Pictures excluded, return the lines below from the first through the line holding "OF THE LEADING".
= = = = = = =
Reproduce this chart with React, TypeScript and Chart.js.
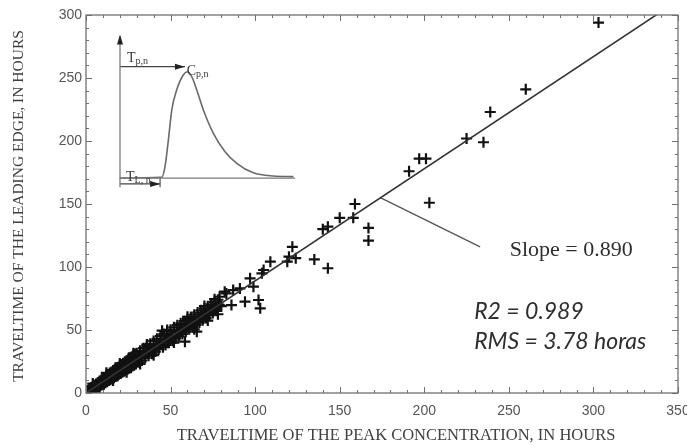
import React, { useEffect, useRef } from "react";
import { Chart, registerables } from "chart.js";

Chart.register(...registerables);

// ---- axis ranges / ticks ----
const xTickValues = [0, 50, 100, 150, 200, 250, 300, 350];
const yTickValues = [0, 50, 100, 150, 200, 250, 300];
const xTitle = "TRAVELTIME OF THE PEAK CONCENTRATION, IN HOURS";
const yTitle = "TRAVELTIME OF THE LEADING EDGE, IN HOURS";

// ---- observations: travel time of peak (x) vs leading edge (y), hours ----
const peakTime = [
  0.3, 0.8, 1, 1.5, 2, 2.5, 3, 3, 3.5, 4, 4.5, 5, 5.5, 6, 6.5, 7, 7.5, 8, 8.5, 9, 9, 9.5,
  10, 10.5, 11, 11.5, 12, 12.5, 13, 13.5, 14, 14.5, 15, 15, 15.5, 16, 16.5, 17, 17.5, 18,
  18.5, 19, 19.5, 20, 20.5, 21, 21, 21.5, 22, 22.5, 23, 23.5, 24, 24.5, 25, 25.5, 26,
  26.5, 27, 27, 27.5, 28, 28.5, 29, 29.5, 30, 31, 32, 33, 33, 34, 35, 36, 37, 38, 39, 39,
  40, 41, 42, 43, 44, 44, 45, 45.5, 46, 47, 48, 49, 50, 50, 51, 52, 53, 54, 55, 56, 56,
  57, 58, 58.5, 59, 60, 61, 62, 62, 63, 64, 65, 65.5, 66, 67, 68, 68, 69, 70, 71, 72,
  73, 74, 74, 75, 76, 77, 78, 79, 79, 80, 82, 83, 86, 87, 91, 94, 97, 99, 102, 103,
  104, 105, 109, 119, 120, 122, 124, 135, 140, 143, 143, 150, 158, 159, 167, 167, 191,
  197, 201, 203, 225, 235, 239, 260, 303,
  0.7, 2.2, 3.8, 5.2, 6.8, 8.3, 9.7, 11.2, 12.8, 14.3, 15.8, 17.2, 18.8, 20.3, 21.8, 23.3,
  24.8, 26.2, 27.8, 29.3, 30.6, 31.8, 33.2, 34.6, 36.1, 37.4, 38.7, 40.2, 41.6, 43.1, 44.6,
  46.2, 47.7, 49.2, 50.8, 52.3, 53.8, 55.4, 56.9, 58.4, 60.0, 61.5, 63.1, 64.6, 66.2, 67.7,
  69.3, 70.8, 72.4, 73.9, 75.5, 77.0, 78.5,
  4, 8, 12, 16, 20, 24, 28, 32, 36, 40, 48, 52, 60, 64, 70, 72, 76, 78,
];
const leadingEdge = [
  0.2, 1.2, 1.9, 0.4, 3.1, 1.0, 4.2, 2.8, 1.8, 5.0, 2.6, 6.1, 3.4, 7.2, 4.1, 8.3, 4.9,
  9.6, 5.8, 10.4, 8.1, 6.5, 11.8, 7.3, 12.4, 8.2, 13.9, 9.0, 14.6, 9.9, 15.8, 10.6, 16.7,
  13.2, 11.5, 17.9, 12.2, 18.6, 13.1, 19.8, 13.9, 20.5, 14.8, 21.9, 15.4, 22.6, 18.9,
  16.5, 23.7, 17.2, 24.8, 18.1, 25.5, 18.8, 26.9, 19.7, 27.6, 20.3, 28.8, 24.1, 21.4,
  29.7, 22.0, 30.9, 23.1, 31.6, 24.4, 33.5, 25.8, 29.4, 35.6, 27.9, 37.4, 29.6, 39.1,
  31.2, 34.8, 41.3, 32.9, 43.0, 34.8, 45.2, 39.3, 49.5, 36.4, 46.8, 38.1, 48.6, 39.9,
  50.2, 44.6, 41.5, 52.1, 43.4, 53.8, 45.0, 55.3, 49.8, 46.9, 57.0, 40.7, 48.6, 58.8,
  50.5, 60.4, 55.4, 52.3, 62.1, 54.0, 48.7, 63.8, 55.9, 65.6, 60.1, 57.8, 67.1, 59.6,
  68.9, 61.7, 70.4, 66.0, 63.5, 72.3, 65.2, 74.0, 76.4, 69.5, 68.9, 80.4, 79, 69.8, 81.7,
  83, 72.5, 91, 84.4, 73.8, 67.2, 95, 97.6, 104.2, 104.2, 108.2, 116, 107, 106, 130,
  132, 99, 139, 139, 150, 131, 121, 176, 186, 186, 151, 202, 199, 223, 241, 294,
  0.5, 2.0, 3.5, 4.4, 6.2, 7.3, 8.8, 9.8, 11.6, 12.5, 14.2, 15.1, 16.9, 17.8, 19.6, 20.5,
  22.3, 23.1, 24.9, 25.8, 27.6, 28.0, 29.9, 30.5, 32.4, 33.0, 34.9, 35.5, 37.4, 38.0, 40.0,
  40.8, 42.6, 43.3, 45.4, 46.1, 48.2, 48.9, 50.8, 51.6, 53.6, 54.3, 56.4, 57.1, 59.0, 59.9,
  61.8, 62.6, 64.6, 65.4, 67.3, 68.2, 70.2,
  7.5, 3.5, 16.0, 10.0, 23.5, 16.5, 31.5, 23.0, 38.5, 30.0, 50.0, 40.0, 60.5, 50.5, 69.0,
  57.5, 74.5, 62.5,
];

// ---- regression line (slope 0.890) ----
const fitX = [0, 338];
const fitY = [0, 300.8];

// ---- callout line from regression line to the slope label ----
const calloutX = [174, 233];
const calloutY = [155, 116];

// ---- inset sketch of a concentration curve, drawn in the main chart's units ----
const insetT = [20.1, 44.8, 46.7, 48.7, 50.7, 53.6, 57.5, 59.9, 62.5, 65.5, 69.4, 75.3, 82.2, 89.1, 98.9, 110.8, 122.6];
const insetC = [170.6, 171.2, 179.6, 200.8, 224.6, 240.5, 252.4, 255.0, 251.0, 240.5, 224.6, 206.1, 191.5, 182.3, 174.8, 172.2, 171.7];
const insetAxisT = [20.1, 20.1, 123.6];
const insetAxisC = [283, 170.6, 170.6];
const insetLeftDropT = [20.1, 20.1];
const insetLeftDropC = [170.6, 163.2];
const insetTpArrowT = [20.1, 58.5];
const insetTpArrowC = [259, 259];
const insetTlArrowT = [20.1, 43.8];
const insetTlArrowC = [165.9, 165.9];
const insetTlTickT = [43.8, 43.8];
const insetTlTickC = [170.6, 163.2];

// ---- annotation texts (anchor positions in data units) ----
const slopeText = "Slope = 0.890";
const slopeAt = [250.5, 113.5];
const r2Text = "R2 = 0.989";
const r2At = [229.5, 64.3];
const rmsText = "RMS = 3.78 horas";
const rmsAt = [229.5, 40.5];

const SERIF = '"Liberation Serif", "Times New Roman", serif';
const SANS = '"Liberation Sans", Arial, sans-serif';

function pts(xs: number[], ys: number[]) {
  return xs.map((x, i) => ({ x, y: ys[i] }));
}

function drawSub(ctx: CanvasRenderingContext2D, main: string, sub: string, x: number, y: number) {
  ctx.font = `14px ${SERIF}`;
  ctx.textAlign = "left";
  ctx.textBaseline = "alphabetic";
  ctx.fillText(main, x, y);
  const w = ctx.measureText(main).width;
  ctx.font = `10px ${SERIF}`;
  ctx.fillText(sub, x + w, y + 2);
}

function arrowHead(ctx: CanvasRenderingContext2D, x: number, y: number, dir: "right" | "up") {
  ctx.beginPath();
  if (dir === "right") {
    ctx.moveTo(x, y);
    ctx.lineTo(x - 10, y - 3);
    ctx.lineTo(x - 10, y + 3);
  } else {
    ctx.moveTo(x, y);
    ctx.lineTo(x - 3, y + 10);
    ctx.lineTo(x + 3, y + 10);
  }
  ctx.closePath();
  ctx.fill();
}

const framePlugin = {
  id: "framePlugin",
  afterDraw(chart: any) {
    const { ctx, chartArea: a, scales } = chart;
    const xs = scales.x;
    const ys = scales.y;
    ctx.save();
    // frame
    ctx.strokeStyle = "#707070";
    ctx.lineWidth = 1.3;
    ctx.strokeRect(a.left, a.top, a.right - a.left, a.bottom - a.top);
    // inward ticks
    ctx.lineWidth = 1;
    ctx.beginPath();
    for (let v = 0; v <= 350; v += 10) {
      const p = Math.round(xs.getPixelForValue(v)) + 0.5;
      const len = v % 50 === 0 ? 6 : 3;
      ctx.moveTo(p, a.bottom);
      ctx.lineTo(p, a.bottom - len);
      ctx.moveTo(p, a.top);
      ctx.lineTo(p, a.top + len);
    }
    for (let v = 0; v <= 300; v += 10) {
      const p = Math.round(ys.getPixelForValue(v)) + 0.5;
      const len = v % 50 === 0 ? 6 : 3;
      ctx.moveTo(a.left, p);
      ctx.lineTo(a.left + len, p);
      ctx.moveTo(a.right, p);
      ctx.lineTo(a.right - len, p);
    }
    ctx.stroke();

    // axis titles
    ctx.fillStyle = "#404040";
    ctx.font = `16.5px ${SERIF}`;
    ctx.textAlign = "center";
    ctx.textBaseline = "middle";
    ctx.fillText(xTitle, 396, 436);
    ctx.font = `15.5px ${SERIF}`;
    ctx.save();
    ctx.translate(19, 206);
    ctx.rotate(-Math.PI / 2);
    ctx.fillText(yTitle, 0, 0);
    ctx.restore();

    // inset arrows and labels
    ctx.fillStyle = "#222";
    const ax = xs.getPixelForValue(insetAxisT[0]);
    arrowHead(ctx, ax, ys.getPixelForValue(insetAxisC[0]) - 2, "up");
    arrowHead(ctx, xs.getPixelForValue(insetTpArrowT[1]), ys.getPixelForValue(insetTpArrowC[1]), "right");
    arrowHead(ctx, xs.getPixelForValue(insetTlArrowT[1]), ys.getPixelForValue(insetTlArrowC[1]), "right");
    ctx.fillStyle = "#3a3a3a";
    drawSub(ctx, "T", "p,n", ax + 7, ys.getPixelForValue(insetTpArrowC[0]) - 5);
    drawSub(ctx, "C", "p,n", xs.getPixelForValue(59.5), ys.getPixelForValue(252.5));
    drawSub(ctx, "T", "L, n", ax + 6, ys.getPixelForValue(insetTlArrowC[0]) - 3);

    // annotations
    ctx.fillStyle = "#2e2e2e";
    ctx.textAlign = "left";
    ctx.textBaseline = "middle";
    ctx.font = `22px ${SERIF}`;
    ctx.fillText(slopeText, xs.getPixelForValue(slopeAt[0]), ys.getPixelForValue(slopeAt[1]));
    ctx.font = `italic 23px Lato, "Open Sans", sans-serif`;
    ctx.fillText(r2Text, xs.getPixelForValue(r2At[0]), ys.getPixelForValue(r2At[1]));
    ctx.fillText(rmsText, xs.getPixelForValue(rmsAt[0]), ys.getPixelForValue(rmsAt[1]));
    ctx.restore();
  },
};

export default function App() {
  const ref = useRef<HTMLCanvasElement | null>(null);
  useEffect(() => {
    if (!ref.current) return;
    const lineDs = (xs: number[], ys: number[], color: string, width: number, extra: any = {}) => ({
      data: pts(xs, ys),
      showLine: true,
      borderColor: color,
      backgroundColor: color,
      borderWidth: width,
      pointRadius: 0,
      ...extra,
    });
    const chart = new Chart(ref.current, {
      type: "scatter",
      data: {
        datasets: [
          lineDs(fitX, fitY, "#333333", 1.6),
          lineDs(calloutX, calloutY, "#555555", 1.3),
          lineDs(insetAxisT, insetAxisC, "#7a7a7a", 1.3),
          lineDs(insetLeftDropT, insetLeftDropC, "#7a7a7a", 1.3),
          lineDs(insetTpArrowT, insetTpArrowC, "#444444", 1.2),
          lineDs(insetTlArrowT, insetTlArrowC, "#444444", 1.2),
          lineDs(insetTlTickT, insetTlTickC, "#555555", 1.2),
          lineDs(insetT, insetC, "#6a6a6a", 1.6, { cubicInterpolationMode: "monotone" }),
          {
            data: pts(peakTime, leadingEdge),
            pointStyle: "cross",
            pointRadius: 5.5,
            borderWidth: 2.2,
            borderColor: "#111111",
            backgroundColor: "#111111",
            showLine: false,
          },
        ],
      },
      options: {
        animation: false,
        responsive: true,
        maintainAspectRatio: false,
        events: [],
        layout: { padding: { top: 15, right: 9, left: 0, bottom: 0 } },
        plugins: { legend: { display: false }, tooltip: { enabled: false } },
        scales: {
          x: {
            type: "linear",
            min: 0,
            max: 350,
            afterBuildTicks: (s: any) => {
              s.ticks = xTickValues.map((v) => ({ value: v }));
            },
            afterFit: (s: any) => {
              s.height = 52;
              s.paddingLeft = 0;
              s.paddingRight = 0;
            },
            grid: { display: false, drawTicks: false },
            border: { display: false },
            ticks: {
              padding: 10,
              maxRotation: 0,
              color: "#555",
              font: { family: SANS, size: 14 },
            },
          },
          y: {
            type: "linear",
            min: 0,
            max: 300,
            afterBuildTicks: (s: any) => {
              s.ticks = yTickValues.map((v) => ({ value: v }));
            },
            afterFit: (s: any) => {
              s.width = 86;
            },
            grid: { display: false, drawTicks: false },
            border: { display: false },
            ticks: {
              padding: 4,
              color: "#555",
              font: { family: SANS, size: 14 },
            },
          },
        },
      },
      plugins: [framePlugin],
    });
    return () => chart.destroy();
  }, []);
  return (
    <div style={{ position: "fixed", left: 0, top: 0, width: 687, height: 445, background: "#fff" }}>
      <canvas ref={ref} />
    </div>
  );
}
= = = = = = =
## TASK RESULT
Reproduce this chart with React, TypeScript and Chart.js.
import React, { useEffect, useRef } from "react";
import { Chart, registerables } from "chart.js";

Chart.register(...registerables);

// ---- axis ranges / ticks ----
const xTickValues = [0, 50, 100, 150, 200, 250, 300, 350];
const yTickValues = [0, 50, 100, 150, 200, 250, 300];
const xTitle = "TRAVELTIME OF THE PEAK CONCENTRATION, IN HOURS";
const yTitle = "TRAVELTIME OF THE LEADING EDGE, IN HOURS";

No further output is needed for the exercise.